In similarly-located events in the past, there has been a large discrepancy in the reported gate and fighter salary. At UFC Hamburg this past July, they paid out an estimated $1,266,500 total in pay to fighters alone according to this The Sports Daily article. According to this same article, the attendance was just short of 8,000 with a $750,000 gate. At UFC Singapore, headlined by Holly Holm and Bethe Correia, had an attendance of about 8,400 and a gate of about $839,000. This event, according to this The Sports Daily article, paid out an estimated $1,430,500 in fighter salaries, including the Reebok bonuses for fighters. These have all been cards that have corresponded more to local time, resulting in odd times for viewers in the US. Hamburg was aired on FS1 on a Sunday afternoon, and Singapore was on Fight Pass, like this weekend’s card.
The strategy the UFC has seemed to take with these cards is to load them up with regional talent. In Singapore, it was loaded with Asian talent. For Hamburg, it was full of European fighters. For Russia, obviously, there are plenty of Russian fighters on the rosters, and nearly every fight includes a Russian fighter. This seems to build interest for those coming to help boost their gate and general interest around the event and future events in the nation. In Singapore, it did not seem to work out that way, as there was a drop in attendance of nearly 2,000 from the 2017 event and the 2018 iteration, headlined by Donald Cerrone and Leon Edwards.

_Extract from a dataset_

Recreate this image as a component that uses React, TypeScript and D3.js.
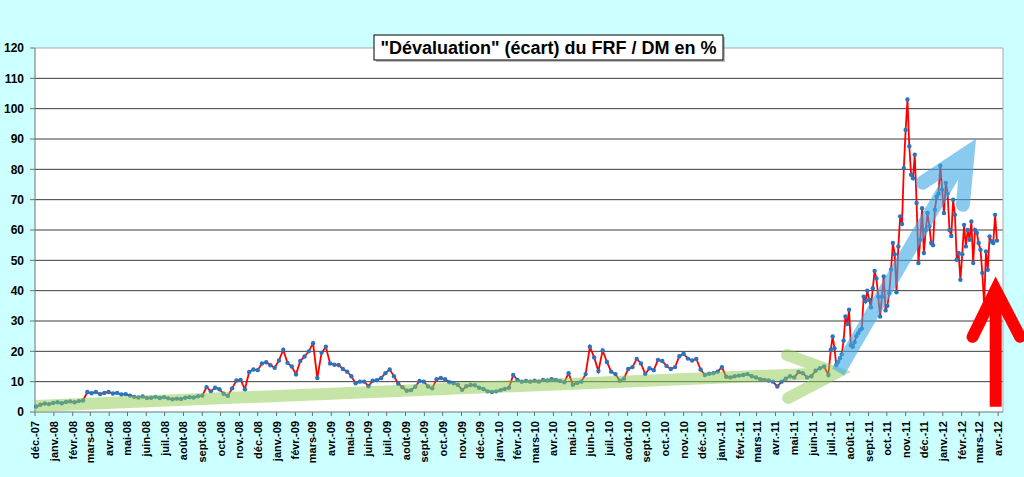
import * as d3 from 'd3';

// weekly readings, Dec 2007 -> end of June 2011
const weeklyStart = '2007-12-03';
const weeklyValues = [
  1.8, 2.4, 2.8, 2.6, 3.0, 3.2, 2.9, 3.3, 3.5, 3.2,
  3.6, 3.8, 6.6, 6.2, 6.6, 5.9, 6.3, 6.6, 6.1, 6.3,
  5.8, 5.9, 5.4, 5.0, 4.8, 5.1, 4.6, 4.7, 5.0, 4.6,
  4.9, 4.5, 4.2, 4.4, 4.3, 4.7, 4.9, 4.8, 5.2, 5.4,
  8.2, 6.8, 8.0, 7.5, 6.0, 5.3, 7.8, 10.4, 10.6, 7.5,
  13.2, 14.0, 13.8, 16.0, 16.4, 15.4, 14.6, 17.0, 20.5, 16.2,
  15.0, 12.4, 16.8, 18.3, 20.0, 22.7, 11.2, 19.5, 21.5, 16.0,
  15.6, 15.5, 14.2, 13.3, 11.8, 9.5, 10.0, 10.0, 8.5, 10.3,
  10.5, 11.2, 12.8, 14.0, 11.8, 9.3, 8.2, 7.0, 7.2, 8.3,
  10.2, 10.0, 8.4, 7.8, 10.8, 11.2, 10.8, 9.8, 9.5, 9.0,
  7.3, 8.5, 8.9, 8.8, 8.0, 7.6, 6.8, 6.6, 6.8, 7.2,
  7.6, 8.0, 12.2, 10.6, 10.0, 10.2, 10.0, 10.3, 10.0, 10.6,
  10.4, 10.8, 10.6, 10.2, 9.8, 12.8, 9.0, 9.6, 10.0, 12.5,
  21.5, 18.0, 13.5, 20.3, 16.5, 13.3, 12.5, 10.3, 11.0, 14.2,
  14.8, 17.5, 16.0, 12.5, 14.4, 13.8, 17.2, 16.8, 15.2, 14.2,
  14.8, 18.4, 19.2, 17.6, 17.0, 17.5, 14.0, 12.2, 12.6, 12.8,
  13.3, 14.8, 11.6, 11.4, 11.8, 12.0, 12.2, 12.5, 11.8, 11.4,
  10.8, 10.6, 10.4, 10.0, 8.4, 10.0, 11.0, 11.8, 11.4, 13.2,
  12.8, 11.4, 11.8, 13.6, 14.4, 15.0, 12.2,
];

// denser readings for the crisis period, every 3 days from July 2011
const recentStart = '2011-07-01';
const recentStepDays = 3;
const recentValues = [
  20.5, 24.9, 21.0, 15.5, 16.5, 17.7, 19.0, 23.5, 31.5, 29.0,
  33.7, 22.0, 21.5, 23.0, 25.0, 26.0, 27.0, 27.5, 38.0, 36.5,
  40.0, 37.0, 34.5, 40.8, 46.5, 44.0, 38.0, 31.5, 38.0, 44.7,
  33.5, 35.0, 39.2, 47.0, 55.7, 52.0, 39.5, 54.6, 64.5, 62.0,
  80.4, 93.0, 103.0, 87.6, 78.2, 77.1, 84.8, 68.9, 49.1, 56.8,
  67.2, 52.4, 60.0, 65.6, 61.2, 55.7, 55.0, 66.7, 71.0, 72.0,
  81.2, 73.3, 65.6, 75.5, 72.0, 60.0, 58.0, 70.0, 65.0, 50.2,
  52.4, 43.6, 52.0, 61.7, 54.6, 60.0, 56.8, 62.8, 49.1, 60.0,
  59.0, 55.7, 53.5, 45.8, 35.3, 52.9, 46.9, 57.9, 56.2, 55.7,
  65.0, 56.5,
];

const monthNames = ['janv.', 'févr.', 'mars', 'avr.', 'mai', 'juin', 'juil.', 'août', 'sept.', 'oct.', 'nov.', 'déc.'];
const yTicks = [0, 10, 20, 30, 40, 50, 60, 70, 80, 90, 100, 110, 120];
const title = '"Dévaluation" (écart) du FRF / DM en %';

// annotation arrows, in chart coordinates [date, value]
const greenShaft = [['2007-12-01', 2.0], ['2011-07-10', 12.9]];
const greenHead = [['2011-04-20', 18.8], ['2011-07-10', 12.9], ['2011-04-22', 4.6]];
const blueShaft = [['2011-07-13', 13.2], ['2012-01-29', 82.2]];
const blueHead = [['2011-11-29', 75.6], ['2012-02-11', 85.5], ['2012-02-03', 68.3]];
const redShaft = [['2012-03-28', 1.7], ['2012-03-28', 38.3]];
const redHead = [['2012-02-19', 24.8], ['2012-03-28', 40.3], ['2012-05-07', 24.8]];

const font = '"Liberation Sans", Arial, sans-serif';

export default function App() {
  const width = 1024;
  const height = 477;
  const margin = { top: 48, right: 21, bottom: 65, left: 35 };
  const parse = d3.utcParse('%Y-%m-%d');

  const x = d3.scaleUtc()
    .domain([parse('2007-12-01'), parse('2012-04-09')])
    .range([margin.left, width - margin.right]);
  const y = d3.scaleLinear()
    .domain([0, 120])
    .range([height - margin.bottom, margin.top]);

  const series = [
    ...weeklyValues.map((v, i) => ({ date: d3.utcDay.offset(parse(weeklyStart), 7 * i), v })),
    ...recentValues.map((v, i) => ({ date: d3.utcDay.offset(parse(recentStart), recentStepDays * i), v })),
  ];

  const line = d3.line().x(d => x(d.date)).y(d => y(d.v));
  const annot = d3.line().x(d => x(parse(d[0]))).y(d => y(d[1]));

  const months = x.ticks(d3.utcMonth.every(1));
  const x0 = margin.left;
  const x1 = width - margin.right;
  const y0 = height - margin.bottom;
  const y1 = margin.top;

  return (
    <svg width={width} height={height} style={{ position: 'absolute', left: 0, top: 0, display: 'block' }}>
      <rect x={0} y={0} width={width} height={height} fill="#CCFFFF" />
      <rect x={x0} y={y1} width={x1 - x0} height={y0 - y1} fill="#ffffff" />

      {yTicks.filter(t => t > 0 && t < 120).map(t => (
        <line key={t} x1={x0} x2={x1} y1={y(t)} y2={y(t)} stroke="#3c3c3c" strokeWidth={1} />
      ))}
      <line x1={x0} x2={x1} y1={y1} y2={y1} stroke="#a8a8a8" />
      <line x1={x1} x2={x1} y1={y1} y2={y0} stroke="#a8a8a8" />
      <line x1={x0} x2={x0} y1={y1} y2={y0} stroke="#707070" />
      <line x1={x0} x2={x1} y1={y0} y2={y0} stroke="#707070" />

      {yTicks.map(t => (
        <g key={t}>
          <line x1={x0 - 5} x2={x0} y1={y(t)} y2={y(t)} stroke="#707070" />
          <text x={24} y={y(t)} dy="0.35em" textAnchor="end" fontFamily={font} fontWeight="bold" fontSize={12} fill="#000">{t}</text>
        </g>
      ))}

      {months.map(m => (
        <g key={+m}>
          <line x1={x(m)} x2={x(m)} y1={y0} y2={y0 + 4} stroke="#707070" />
          <text transform={`translate(${x(m) + 4},${y0 + 9}) rotate(-90)`} textAnchor="end"
            fontFamily={font} fontWeight="bold" fontSize={11} fill="#000">
            {`${monthNames[m.getUTCMonth()]}-${String(m.getUTCFullYear()).slice(2)}`}
          </text>
        </g>
      ))}

      <path d={line(series)} fill="none" stroke="#ff0000" strokeWidth={1.8} />
      <g fill="#2874BE">
        {series.map((d, i) => (
          <circle key={i} cx={x(d.date)} cy={y(d.v)} r={2.2} />
        ))}
      </g>

      <g opacity={0.5} stroke="#8CCB50" strokeWidth={12} fill="none">
        <path d={annot(greenShaft)} strokeLinecap="butt" />
        <path d={annot(greenHead)} strokeLinecap="round" strokeLinejoin="miter" />
      </g>
      <g opacity={0.6} stroke="#3DA8E6" strokeWidth={14} fill="none">
        <path d={annot(blueShaft)} strokeLinecap="butt" />
        <path d={annot(blueHead)} strokeLinecap="round" strokeLinejoin="miter" />
      </g>
      <g stroke="#ff0000" strokeWidth={12} fill="none">
        <path d={annot(redShaft)} strokeLinecap="butt" />
        <path d={annot(redHead)} strokeLinecap="round" strokeLinejoin="miter" />
      </g>

      <rect x={376} y={37} width={349} height={25} fill="#888" opacity={0.55} />
      <rect x={374} y={35} width={349} height={25} fill="#fff" stroke="#000" strokeWidth={1} />
      <text x={548.5} y={53.5} textAnchor="middle" fontFamily={font} fontWeight="bold" fontSize={18} fill="#000">{title}</text>
    </svg>
  );
}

The question is how large does the UFC think the Russian market can be, as there seems to be very little emphasis on penetrating these markets with the quality of cards put on in these areas. While it is of course yet to be seen, it could be a big miss by the UFC if they don’t put some emphasis into this area of the world. Russia is a huge market, with a population of 144 million, not too far behind Brazil, the UFC’s second largest market, with 207 million people. Although the time zone could be a challenge, as Moscow is 10 hours ahead of Las Vegas, it does not mean that the UFC cannot put on quality events there to capitalize on that market.